Homepage of the PHANGS project
Homepage of the European Southern Observatory (ESO)
ESO Presse release on the PHANGS-MUSE project

About "MUSE"
MUSE, the "Multi Unit Spectroscopic Explorer" is a so called Integral Field Spectrograph (IFS). An IFS allows to observe the entirety of an astronomical object in one go, and for each pixel measures the intensity of the light as a function of its wavelength. The resulting data is a 3D set where each pixel of the image has a full spectrum of the light. MUSE splits the field of view into 24 individual image segments or channels which are each split further into 48 slices or “mini slits”, giving a total of 1152 mini slits.

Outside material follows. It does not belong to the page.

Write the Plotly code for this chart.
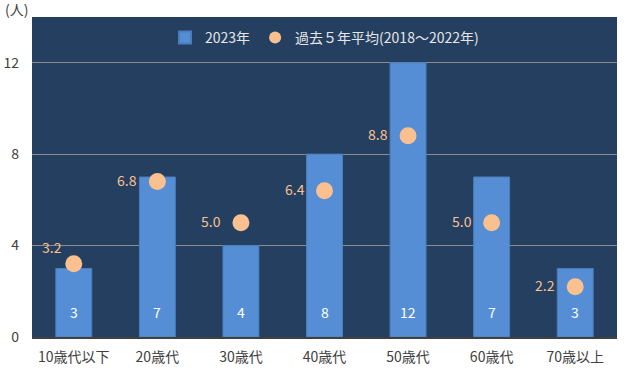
import plotly.graph_objects as go

categories = ["10歳代以下", "20歳代", "30歳代", "40歳代", "50歳代", "60歳代", "70歳以上"]
values_2023 = [3, 7, 4, 8, 12, 7, 3]
avg_5yr = [3.2, 6.8, 5.0, 6.4, 8.8, 5.0, 2.2]
y_ticks = [0, 4, 8, 12]

FONT = "Noto Sans CJK JP"

fig = go.Figure()
fig.add_trace(go.Bar(
    x=categories, y=values_2023, name="2023年",
    marker=dict(color="#558ED5", line=dict(width=1, color="#4A7EBB")),
    width=0.43,
))
fig.add_trace(go.Scatter(
    x=categories, y=avg_5yr, name="過去５年平均(2018～2022年)",
    mode="markers",
    marker=dict(color="#FAC090", size=17),
))
for i, (c, v) in enumerate(zip(categories, avg_5yr)):
    # first label sits above-left of its dot in the reference
    xs, ys = (-10, 17) if i == 0 else (-18, 2)
    fig.add_annotation(x=c, y=v, text=f"{v:.1f}", showarrow=False, xanchor="right",
                       yanchor="middle", xshift=xs, yshift=ys,
                       font=dict(color="#FAC090", size=14, family=FONT))
for c, v in zip(categories, values_2023):
    fig.add_annotation(x=c, y=0, text=str(v), showarrow=False, yanchor="middle",
                       yshift=25, font=dict(color="white", size=14, family=FONT))

fig.update_layout(
    width=624, height=371,
    margin=dict(l=32, r=7, t=17, b=34),
    paper_bgcolor="white", plot_bgcolor="#243F60",
    font=dict(family=FONT, size=14, color="#595959"),
    showlegend=True,
    legend=dict(orientation="h", x=0.5, xanchor="center", y=0.985, yanchor="top",
                font=dict(color="#E6E6E6", size=14, family=FONT),
                bgcolor="rgba(0,0,0,0)", itemwidth=30, itemsizing="constant"),
)
fig.update_xaxes(showgrid=False, showline=True, linecolor="#404040", linewidth=2,
                 tickfont=dict(color="#404040", size=14), ticks="", ticklabelstandoff=6,
                 automargin=False)
fig.update_yaxes(range=[0, 14], tickvals=y_ticks, showgrid=True, gridcolor="#8C8C8C",
                 gridwidth=1, zeroline=False, showline=False, ticklabelstandoff=12,
                 automargin=False, tickfont=dict(color="#404040", size=14))
fig.add_annotation(text="(人)", xref="paper", yref="paper", x=-0.05, y=1.0,
                   xanchor="left", yanchor="bottom", showarrow=False, yshift=-4,
                   font=dict(color="#404040", size=14, family=FONT))

fig.write_html("out.html", config={"displayModeBar": False},
               post_script="document.body.style.margin='0';")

Each set of 48 mini slits is injected into a spectrograph, which disperses the light into its constituent colors. From this, the 3D image is created.

About "ALMA"
In the Chilean Andes, the European Southern Observatory (ESO), together with its international partners, operates ALMA, the Atacama Large Millimeter/submillimeter Array (ALMA). ALMA is  state-of-the-art telescope to study light from some of the coldest objects in the Universe. This light has wavelengths of around a millimetre, between infrared light and radio waves, and is therefore known as millimetre and submillimetre radiation. ALMA comprises 66 high-precision antennas, spread over distances of up to 16 kilometres. This global collaboration is the largest ground-based astronomical project in existence.

About "HST"
The Hubble Space Telescope (often referred to as HST) is a space telescope that was launched into low Earth orbit in 1990 and remains in operation. It is one of the largest and most versatile, renowned both as a vital research tool and as a public relations boon for astronomy. The Hubble telescope is named after astronomer Edwin Hubble. Hubble features a 2.4 m mirror, and its five main instruments observe in the ultraviolet, visible, and near-infrared regions of the electromagnetic spectrum.